** Start of Source material **

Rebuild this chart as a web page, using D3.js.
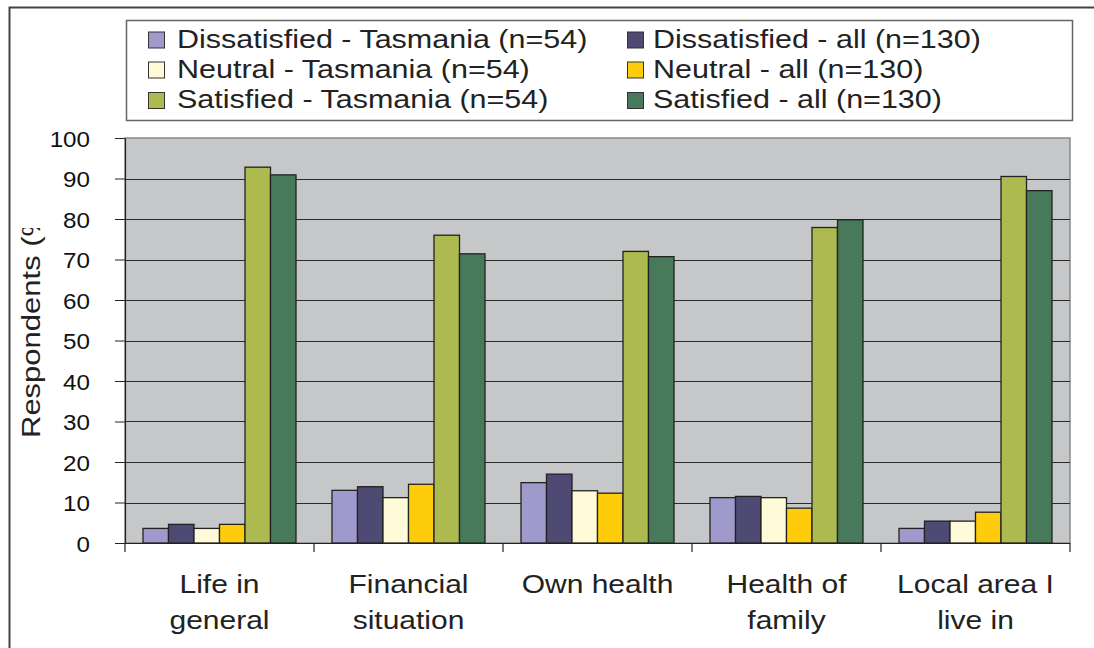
<!DOCTYPE html>
<html><head><meta charset="utf-8">
<script src="https://cdn.jsdelivr.net/npm/d3@7"></script>
<style>body{margin:0;background:#fff}svg{display:block;font-family:"Liberation Sans",Arial,sans-serif}</style>
</head><body><svg id="c" width="1094" height="648"></svg>
<script>
const categories = [["Life in","general"],["Financial","situation"],["Own health"],["Health of","family"],["Local area I","live in"]];
const seriesNames = ["Dissatisfied - Tasmania (n=54)","Dissatisfied - all (n=130)","Neutral - Tasmania (n=54)","Neutral - all (n=130)","Satisfied - Tasmania (n=54)","Satisfied - all (n=130)"];
const seriesColors = ["#9f99cc","#4e4a74","#fffbd8","#fecc0a","#adba4f","#47795a"];
const dissTas = [3.6, 13.0, 14.9, 11.2, 3.6];
const dissAll = [4.6, 13.9, 17.0, 11.5, 5.4];
const neutTas = [3.6, 11.2, 12.9, 11.2, 5.4];
const neutAll = [4.6, 14.5, 12.3, 8.6, 7.6];
const satTas = [92.8, 76.0, 72.0, 77.9, 90.5];
const satAll = [90.9, 71.4, 70.7, 79.8, 87.0];
const seriesValues = [dissTas, dissAll, neutTas, neutAll, satTas, satAll];
const yTicks = [0,10,20,30,40,50,60,70,80,90,100];
const yTitle = "Respondents (%)";

const svg = d3.select("#c");
const L = 125, R = 1070, T = 138, B = 543;
const x0 = d3.scaleBand().domain(d3.range(categories.length)).range([L, R]).paddingInner(0).paddingOuter(0);
const x1 = d3.scaleBand().domain(d3.range(seriesNames.length)).range([0, x0.bandwidth()]).paddingOuter(0.706).paddingInner(0);
const y = d3.scaleLinear().domain([0,100]).range([B, T]);

// outer frame
svg.append("path").attr("d","M9.5,648 V7.5 H1094").attr("fill","none").attr("stroke","#444").attr("stroke-width",2);

// plot background
svg.append("rect").attr("x",L).attr("y",T).attr("width",R-L).attr("height",B-T).attr("fill","#c6c7c9").attr("stroke","#8a8a8a").attr("stroke-width",1.5);

// gridlines
svg.append("g").selectAll("line").data(yTicks.filter(d=>d>0&&d<100)).join("line")
  .attr("x1",L).attr("x2",R).attr("y1",d=>Math.round(y(d))+0.5).attr("y2",d=>Math.round(y(d))+0.5)
  .attr("stroke","#2a2a2a").attr("stroke-width",1.2);

// bars
const g = svg.append("g");
categories.forEach((c,i)=>{
  seriesValues.forEach((vals,j)=>{
    g.append("rect")
      .attr("x", x0(i)+x1(j)).attr("width", x1.bandwidth())
      .attr("y", y(vals[i])).attr("height", B - y(vals[i]))
      .attr("fill", seriesColors[j]).attr("stroke","#222").attr("stroke-width",1.3);
  });
});

// y axis
const yAxis = d3.axisLeft(y).tickValues(yTicks).tickSize(10).tickPadding(0).tickSizeOuter(0).tickFormat(()=>"");
const ya = svg.append("g").attr("transform",`translate(${L},0)`).call(yAxis);
ya.select(".domain").attr("stroke","#222").attr("stroke-width",1.2);
ya.selectAll(".tick line").attr("stroke","#222");
ya.selectAll(".tick").append("text").attr("transform","translate(-35,8) scale(1.1,1)")
  .attr("text-anchor","end").attr("font-size",22).attr("fill","#111").text(d=>d);

// x axis
svg.append("line").attr("x1",L).attr("x2",R).attr("y1",B+0.5).attr("y2",B+0.5).attr("stroke","#222").attr("stroke-width",1.2);
const bounds = d3.range(categories.length+1).map(i=> i<categories.length ? x0(i) : R);
svg.append("g").selectAll("line").data(bounds).join("line")
  .attr("x1",d=>d).attr("x2",d=>d).attr("y1",B).attr("y2",B+9).attr("stroke","#222").attr("stroke-width",1.2);
categories.forEach((c,i)=>{
  const cx = x0(i)+x0.bandwidth()/2;
  const t = svg.append("text").attr("transform",`translate(${cx},593) scale(1.2,1)`)
    .attr("text-anchor","middle").attr("font-size",25).attr("fill","#222");
  c.forEach((ln,k)=> t.append("tspan").attr("x", 0).attr("y", k*36).text(ln));
});

// y title (clipped)
svg.append("clipPath").attr("id","yclip").append("rect").attr("x",0).attr("y",228).attr("width",100).attr("height",400);
svg.append("g").attr("clip-path","url(#yclip)").append("text")
  .attr("transform","translate(40,438) rotate(-90) scale(1.24,1)").attr("font-size",25).attr("fill","#222").text(yTitle);

// legend
svg.append("rect").attr("x",126.5).attr("y",20.5).attr("width",946).attr("height",100).attr("fill","#fff").attr("stroke","#666").attr("stroke-width",1.5);
const legSw = [148, 627], legTx = [177, 653], legRows = [40, 70, 100.5];
seriesNames.forEach((n,j)=>{
  const c = j%2, cy = legRows[Math.floor(j/2)];
  svg.append("rect").attr("x",legSw[c]+0.5).attr("y",cy-8).attr("width",16).attr("height",16).attr("fill",seriesColors[j]).attr("stroke","#333").attr("stroke-width",1);
  svg.append("text").attr("transform",`translate(${legTx[c]},${cy+7.5}) scale(1.22,1)`).attr("font-size",25).attr("fill","#222").text(n);
});
</script></body></html>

** End of Source material **

• _Problem details_: Quote everything in the listing above exactly; pictures are the only thing to omit.

• _Expected output_:
Rebuild this chart as a web page, using D3.js.
<!DOCTYPE html>
<html><head><meta charset="utf-8">
<script src="https://cdn.jsdelivr.net/npm/d3@7"></script>
<style>body{margin:0;background:#fff}svg{display:block;font-family:"Liberation Sans",Arial,sans-serif}</style>
</head><body><svg id="c" width="1094" height="648"></svg>
<script>
const categories = [["Life in","general"],["Financial","situation"],["Own health"],["Health of","family"],["Local area I","live in"]];
const seriesNames = ["Dissatisfied - Tasmania (n=54)","Dissatisfied - all (n=130)","Neutral - Tasmania (n=54)","Neutral - all (n=130)","Satisfied - Tasmania (n=54)","Satisfied - all (n=130)"];
const seriesColors = ["#9f99cc","#4e4a74","#fffbd8","#fecc0a","#adba4f","#47795a"];
const dissTas = [3.6, 13.0, 14.9, 11.2, 3.6];
const dissAll = [4.6, 13.9, 17.0, 11.5, 5.4];
const neutTas = [3.6, 11.2, 12.9, 11.2, 5.4];
const neutAll = [4.6, 14.5, 12.3, 8.6, 7.6];
const satTas = [92.8, 76.0, 72.0, 77.9, 90.5];
const satAll = [90.9, 71.4, 70.7, 79.8, 87.0];
const seriesValues = [dissTas, dissAll, neutTas, neutAll, satTas, satAll];
const yTicks = [0,10,20,30,40,50,60,70,80,90,100];
const yTitle = "Respondents (%)";

const svg = d3.select("#c");
const L = 125, R = 1070, T = 138, B = 543;
const x0 = d3.scaleBand().domain(d3.range(categories.length)).range([L, R]).paddingInner(0).paddingOuter(0);
const x1 = d3.scaleBand().domain(d3.range(seriesNames.length)).range([0, x0.bandwidth()]).paddingOuter(0.706).paddingInner(0);
const y = d3.scaleLinear().domain([0,100]).range([B, T]);

// outer frame
svg.append("path").attr("d","M9.5,648 V7.5 H1094").attr("fill","none").attr("stroke","#444").attr("stroke-width",2);

// plot background
svg.append("rect").attr("x",L).attr("y",T).attr("width",R-L).attr("height",B-T).attr("fill","#c6c7c9").attr("stroke","#8a8a8a").attr("stroke-width",1.5);

// gridlines
svg.append("g").selectAll("line").data(yTicks.filter(d=>d>0&&d<100)).join("line")
  .attr("x1",L).attr("x2",R).attr("y1",d=>Math.round(y(d))+0.5).attr("y2",d=>Math.round(y(d))+0.5)
  .attr("stroke","#2a2a2a").attr("stroke-width",1.2);

// bars
const g = svg.append("g");
categories.forEach((c,i)=>{
  seriesValues.forEach((vals,j)=>{
    g.append("rect")
      .attr("x", x0(i)+x1(j)).attr("width", x1.bandwidth())
      .attr("y", y(vals[i])).attr("height", B - y(vals[i]))
      .attr("fill", seriesColors[j]).attr("stroke","#222").attr("stroke-width",1.3);
  });
});

// y axis
const yAxis = d3.axisLeft(y).tickValues(yTicks).tickSize(10).tickPadding(0).tickSizeOuter(0).tickFormat(()=>"");
const ya = svg.append("g").attr("transform",`translate(${L},0)`).call(yAxis);
ya.select(".domain").attr("stroke","#222").attr("stroke-width",1.2);
ya.selectAll(".tick line").attr("stroke","#222");
ya.selectAll(".tick").append("text").attr("transform","translate(-35,8) scale(1.1,1)")
  .attr("text-anchor","end").attr("font-size",22).attr("fill","#111").text(d=>d);

// x axis
svg.append("line").attr("x1",L).attr("x2",R).attr("y1",B+0.5).attr("y2",B+0.5).attr("stroke","#222").attr("stroke-width",1.2);
const bounds = d3.range(categories.length+1).map(i=> i<categories.length ? x0(i) : R);
svg.append("g").selectAll("line").data(bounds).join("line")
  .attr("x1",d=>d).attr("x2",d=>d).attr("y1",B).attr("y2",B+9).attr("stroke","#222").attr("stroke-width",1.2);
categories.forEach((c,i)=>{
  const cx = x0(i)+x0.bandwidth()/2;
  const t = svg.append("text").attr("transform",`translate(${cx},593) scale(1.2,1)`)
    .attr("text-anchor","middle").attr("font-size",25).attr("fill","#222");
  c.forEach((ln,k)=> t.append("tspan").attr("x", 0).attr("y", k*36).text(ln));
});

// y title (clipped)
svg.append("clipPath").attr("id","yclip").append("rect").attr("x",0).attr("y",228).attr("width",100).attr("height",400);
svg.append("g").attr("clip-path","url(#yclip)").append("text")
  .attr("transform","translate(40,438) rotate(-90) scale(1.24,1)").attr("font-size",25).attr("fill","#222").text(yTitle);

// legend
svg.append("rect").attr("x",126.5).attr("y",20.5).attr("width",946).attr("height",100).attr("fill","#fff").attr("stroke","#666").attr("stroke-width",1.5);
const legSw = [148, 627], legTx = [177, 653], legRows = [40, 70, 100.5];
seriesNames.forEach((n,j)=>{
  const c = j%2, cy = legRows[Math.floor(j/2)];
  svg.append("rect").attr("x",legSw[c]+0.5).attr("y",cy-8).attr("width",16).attr("height",16).attr("fill",seriesColors[j]).attr("stroke","#333").attr("stroke-width",1);
  svg.append("text").attr("transform",`translate(${legTx[c]},${cy+7.5}) scale(1.22,1)`).attr("font-size",25).attr("fill","#222").text(n);
});
</script></body></html>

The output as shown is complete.